To Papiya the land plays a crucial role in her life:

"I have four children, two of whom are in school. Everything I get from my land I use to support them. The money she makes from selling crops from the land, she uses to buy cows or goats, which in turn can generate revenue."

Home in the boma – the family’s compound – she tells her story. She identifies every house in boma: "This is my house; this is my father's house, my sister’s house and my uncle’s house."

Papiya explains that her problems began when her husband disappeared. He simply just went away and left her with the children.

"I had nothing," she explains.

Papiya had no alternative but to return to her parents' village, where she later discovered that she could ask the village council for a plot of land. She managed to get the plot allotted which she showed earlier in the day.

But it was not easy to start with: "Before, we, the women, were unaware of the importance of land.

People were not used to cultivate land, and when they first began to cultivate the land, it was only men who used to own it."

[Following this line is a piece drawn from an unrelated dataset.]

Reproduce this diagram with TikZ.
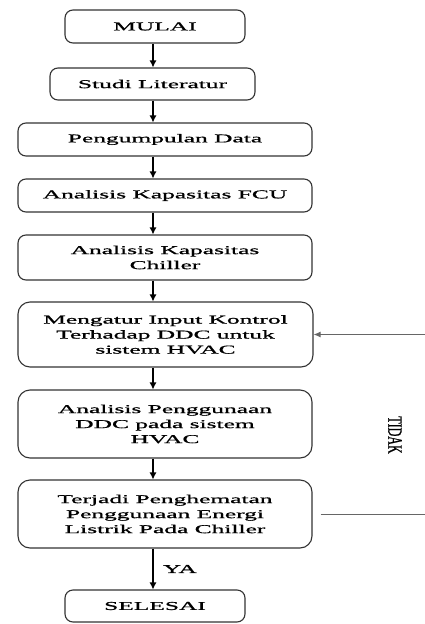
\documentclass[tikz,border=0pt]{standalone}
\usepackage{fontspec}
\setmainfont{Liberation Serif}[FakeStretch=2.12,FakeBold=1.0]
\newfontfamily\plainfont{Liberation Serif}[FakeBold=1.0]
\usetikzlibrary{arrows.meta}

\begin{document}
\begin{tikzpicture}[x=1pt,y=-1pt,
  kotak/.style={draw=black!80,line width=1.1pt,rectangle,rounded corners=8pt,
    align=center,inner sep=0pt,font=\fontsize{12}{15}\selectfont},
  panah/.style={line width=1.1pt,-{Latex[length=7pt,width=7pt]}},
  balik/.style={draw=black!60,line width=1pt}]
\useasboundingbox (0,0) rectangle (424,624);

\node [kotak,minimum width=180pt,minimum height=33pt] (mulai) at(155,26.5){MULAI};
\node [kotak,minimum width=205pt,minimum height=32pt] (studi) at(152.5,84){Studi Literatur};
\node [kotak,minimum width=294pt,minimum height=33pt] (data) at(165,139.5){Pengumpulan Data};
\node [kotak,minimum width=294pt,minimum height=33pt] (fcu) at(165,195.5){Analisis Kapasitas FCU};
\node [kotak,minimum width=294pt,minimum height=45pt] (chiller) at(165,257.5){Analisis Kapasitas\\Chiller};
\node [kotak,minimum width=295pt,minimum height=65pt,rounded corners=12pt] (atur) at(165.5,334.5){Mengatur Input Kontrol\\Terhadap DDC untuk\\sistem HVAC};
\node [kotak,minimum width=294pt,minimum height=68pt,rounded corners=12pt] (ddc) at(165,424){Analisis Penggunaan\\DDC pada sistem\\HVAC};
\node [kotak,minimum width=294pt,minimum height=68pt,rounded corners=12pt] (hemat) at(165,514){Terjadi Penghematan\\Penggunaan Energi\\Listrik Pada Chiller};
\node [kotak,minimum width=180pt,minimum height=32pt] (selesai) at(155,606){SELESAI};

\draw[panah](mulai.south -| 153,0) -- (studi.north -| 153,0);
\draw[panah](studi.south -| 153,0) -- (data.north -| 153,0);
\draw[panah](data.south -| 153,0) -- (fcu.north -| 153,0);
\draw[panah](fcu.south -| 153,0) -- (chiller.north -| 153,0);
\draw[panah](chiller.south -| 153,0) -- (atur.north -| 153,0);
\draw[panah](atur.south -| 153,0) -- (ddc.north -| 153,0);
\draw[panah](ddc.south -| 153,0) -- (hemat.north -| 153,0);
\draw[panah](hemat.south -| 153,0) -- node[right=6pt,font=\fontsize{12}{15}\selectfont] (ya) {YA} (selesai.north -| 153,0);

%umpan balik
\coordinate (kanan) at (432,424);
\draw[balik](hemat.east) ++(8pt,0pt) -- (kanan |- hemat.east) -- (kanan |- atur.east);
\draw[balik,-{Latex[length=7pt,width=6pt]}](kanan |- atur.east) -- (atur.east);
\node [rotate=-90,font=\plainfont\fontsize{12}{15}\selectfont] (tidak) at(395,435){\scalebox{1}[1.7]{TIDAK}};

\end{tikzpicture}
\end{document}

CORDS has the last 10 years taught both men and women in the village of Orpopong'ni about their rights in regard of the Tanzanian Land Acts, and has also helped the village to demarcate its boundaries with other villages and helped them to spread the land internally. This process has helped to ensure that Papiya and other women have had the piece of land allocated which they can now cultivate.

"If not for CORDS I had not known that women can own land. And it is due to CORDS I went to the village council. Because I have no man, but four children, the village council could understand my problems. They knew that I did not have anybody else to ask for help and no one else I could ask for to support my children. The fact that I can cultivate my own land means that I can support my children's education, buy clothes, goats, food, and when I am sick, I can afford to go to hospital."

It is very simple: "The land is my livelihood", concludes Papiya.